◆ **THE PROBLEM**
Search the records below for the word "with". Pull out each line that has it.

◆ **RECORDED INFORMATION**
□ □ □ □

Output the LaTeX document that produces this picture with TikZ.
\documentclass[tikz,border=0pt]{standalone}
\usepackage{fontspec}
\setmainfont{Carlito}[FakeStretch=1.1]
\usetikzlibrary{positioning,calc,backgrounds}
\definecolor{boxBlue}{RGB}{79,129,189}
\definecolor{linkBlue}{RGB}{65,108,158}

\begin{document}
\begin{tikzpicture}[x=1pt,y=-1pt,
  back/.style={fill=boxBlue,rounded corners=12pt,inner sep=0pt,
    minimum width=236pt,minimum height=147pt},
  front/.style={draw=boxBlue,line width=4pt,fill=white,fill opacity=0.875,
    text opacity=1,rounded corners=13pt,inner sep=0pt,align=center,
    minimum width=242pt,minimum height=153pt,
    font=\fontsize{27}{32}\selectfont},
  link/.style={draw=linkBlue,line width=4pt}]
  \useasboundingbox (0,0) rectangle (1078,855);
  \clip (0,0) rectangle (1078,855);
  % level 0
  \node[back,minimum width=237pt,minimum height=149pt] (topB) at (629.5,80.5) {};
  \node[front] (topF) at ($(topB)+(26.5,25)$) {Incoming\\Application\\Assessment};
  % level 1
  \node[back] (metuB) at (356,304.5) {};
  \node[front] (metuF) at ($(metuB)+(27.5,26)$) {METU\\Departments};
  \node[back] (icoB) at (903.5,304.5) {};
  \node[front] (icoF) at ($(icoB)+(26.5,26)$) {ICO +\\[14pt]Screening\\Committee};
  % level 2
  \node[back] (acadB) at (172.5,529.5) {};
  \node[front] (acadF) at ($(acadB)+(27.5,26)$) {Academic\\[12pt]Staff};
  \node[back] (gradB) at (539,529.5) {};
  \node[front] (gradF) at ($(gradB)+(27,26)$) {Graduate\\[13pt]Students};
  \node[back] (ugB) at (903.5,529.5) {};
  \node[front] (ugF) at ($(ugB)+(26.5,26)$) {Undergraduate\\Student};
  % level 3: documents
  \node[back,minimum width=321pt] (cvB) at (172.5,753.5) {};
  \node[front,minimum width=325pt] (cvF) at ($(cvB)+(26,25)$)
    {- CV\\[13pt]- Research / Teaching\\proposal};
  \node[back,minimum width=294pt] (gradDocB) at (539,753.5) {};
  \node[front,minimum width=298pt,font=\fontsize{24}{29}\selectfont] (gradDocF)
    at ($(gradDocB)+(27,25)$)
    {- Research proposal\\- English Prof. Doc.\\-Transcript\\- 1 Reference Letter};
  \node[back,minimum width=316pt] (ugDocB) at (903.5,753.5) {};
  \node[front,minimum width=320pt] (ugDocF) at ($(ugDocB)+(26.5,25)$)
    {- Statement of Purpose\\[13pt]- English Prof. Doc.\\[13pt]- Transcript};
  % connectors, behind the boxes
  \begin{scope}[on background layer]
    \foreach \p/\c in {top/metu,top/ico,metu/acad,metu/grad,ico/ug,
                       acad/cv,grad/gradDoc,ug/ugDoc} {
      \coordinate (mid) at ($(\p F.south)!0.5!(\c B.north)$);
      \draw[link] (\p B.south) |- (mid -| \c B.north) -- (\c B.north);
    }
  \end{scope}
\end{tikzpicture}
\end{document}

□ □ □ □

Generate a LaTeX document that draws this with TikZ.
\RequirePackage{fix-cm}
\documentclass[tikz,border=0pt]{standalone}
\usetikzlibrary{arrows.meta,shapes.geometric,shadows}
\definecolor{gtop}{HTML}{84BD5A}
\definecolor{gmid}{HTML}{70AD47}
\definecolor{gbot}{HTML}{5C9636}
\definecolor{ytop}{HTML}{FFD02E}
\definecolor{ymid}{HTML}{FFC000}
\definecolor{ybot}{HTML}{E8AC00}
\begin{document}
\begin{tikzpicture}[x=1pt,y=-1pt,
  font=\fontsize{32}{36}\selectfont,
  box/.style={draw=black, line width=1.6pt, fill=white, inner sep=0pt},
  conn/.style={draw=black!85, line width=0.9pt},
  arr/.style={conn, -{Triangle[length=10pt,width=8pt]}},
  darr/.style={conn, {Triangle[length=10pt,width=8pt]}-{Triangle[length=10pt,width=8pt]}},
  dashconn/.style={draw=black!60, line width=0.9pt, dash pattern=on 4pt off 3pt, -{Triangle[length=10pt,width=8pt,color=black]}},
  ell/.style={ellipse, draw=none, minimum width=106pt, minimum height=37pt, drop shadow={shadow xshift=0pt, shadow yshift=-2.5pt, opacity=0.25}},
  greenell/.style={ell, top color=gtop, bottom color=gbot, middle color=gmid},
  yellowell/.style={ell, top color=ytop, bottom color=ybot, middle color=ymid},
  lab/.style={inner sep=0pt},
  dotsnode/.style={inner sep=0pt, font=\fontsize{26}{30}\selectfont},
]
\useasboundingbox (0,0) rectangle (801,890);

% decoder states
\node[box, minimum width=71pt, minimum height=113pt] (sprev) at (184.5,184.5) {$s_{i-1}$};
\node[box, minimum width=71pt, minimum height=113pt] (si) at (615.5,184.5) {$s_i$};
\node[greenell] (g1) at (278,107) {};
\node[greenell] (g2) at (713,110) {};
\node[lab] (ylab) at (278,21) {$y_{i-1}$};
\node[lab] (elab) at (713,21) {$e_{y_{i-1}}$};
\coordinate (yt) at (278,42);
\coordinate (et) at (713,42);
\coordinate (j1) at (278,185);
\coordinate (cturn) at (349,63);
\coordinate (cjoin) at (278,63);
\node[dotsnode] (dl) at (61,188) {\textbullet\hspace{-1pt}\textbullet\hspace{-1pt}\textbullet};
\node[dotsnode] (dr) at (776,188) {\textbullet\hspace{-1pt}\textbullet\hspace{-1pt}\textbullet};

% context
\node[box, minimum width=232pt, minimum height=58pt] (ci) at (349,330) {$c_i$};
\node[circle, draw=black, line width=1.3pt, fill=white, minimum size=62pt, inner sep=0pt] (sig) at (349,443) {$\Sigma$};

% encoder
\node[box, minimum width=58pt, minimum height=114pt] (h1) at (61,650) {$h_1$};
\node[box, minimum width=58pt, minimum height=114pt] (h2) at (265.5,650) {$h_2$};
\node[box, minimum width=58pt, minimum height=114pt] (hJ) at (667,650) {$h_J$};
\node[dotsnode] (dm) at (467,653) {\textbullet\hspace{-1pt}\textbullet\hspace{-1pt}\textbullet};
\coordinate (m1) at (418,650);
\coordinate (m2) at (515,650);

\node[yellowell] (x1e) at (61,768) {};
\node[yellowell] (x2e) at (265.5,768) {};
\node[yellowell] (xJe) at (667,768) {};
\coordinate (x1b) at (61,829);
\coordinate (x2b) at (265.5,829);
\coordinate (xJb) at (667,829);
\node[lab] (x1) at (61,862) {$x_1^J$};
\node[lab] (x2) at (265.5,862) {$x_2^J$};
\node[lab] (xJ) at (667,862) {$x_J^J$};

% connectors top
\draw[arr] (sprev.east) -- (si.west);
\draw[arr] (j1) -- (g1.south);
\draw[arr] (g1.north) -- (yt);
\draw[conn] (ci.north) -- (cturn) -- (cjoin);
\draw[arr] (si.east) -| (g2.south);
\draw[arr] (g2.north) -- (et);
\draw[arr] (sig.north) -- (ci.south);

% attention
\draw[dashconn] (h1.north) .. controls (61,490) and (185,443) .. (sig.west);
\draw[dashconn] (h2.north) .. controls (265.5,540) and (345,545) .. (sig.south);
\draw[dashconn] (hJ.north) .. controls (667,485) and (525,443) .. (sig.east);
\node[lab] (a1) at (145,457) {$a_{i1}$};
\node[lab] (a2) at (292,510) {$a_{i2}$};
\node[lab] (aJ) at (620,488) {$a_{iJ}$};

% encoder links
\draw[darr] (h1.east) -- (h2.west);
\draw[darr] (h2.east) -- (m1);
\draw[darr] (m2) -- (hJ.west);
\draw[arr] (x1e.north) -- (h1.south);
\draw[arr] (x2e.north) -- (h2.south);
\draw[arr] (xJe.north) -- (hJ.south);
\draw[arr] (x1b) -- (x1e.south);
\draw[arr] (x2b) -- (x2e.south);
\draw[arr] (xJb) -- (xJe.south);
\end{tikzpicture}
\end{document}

□ □ □ □

◆ **REPLY**
Output the LaTeX document that produces this picture with TikZ.
Generate a LaTeX document that draws this with TikZ.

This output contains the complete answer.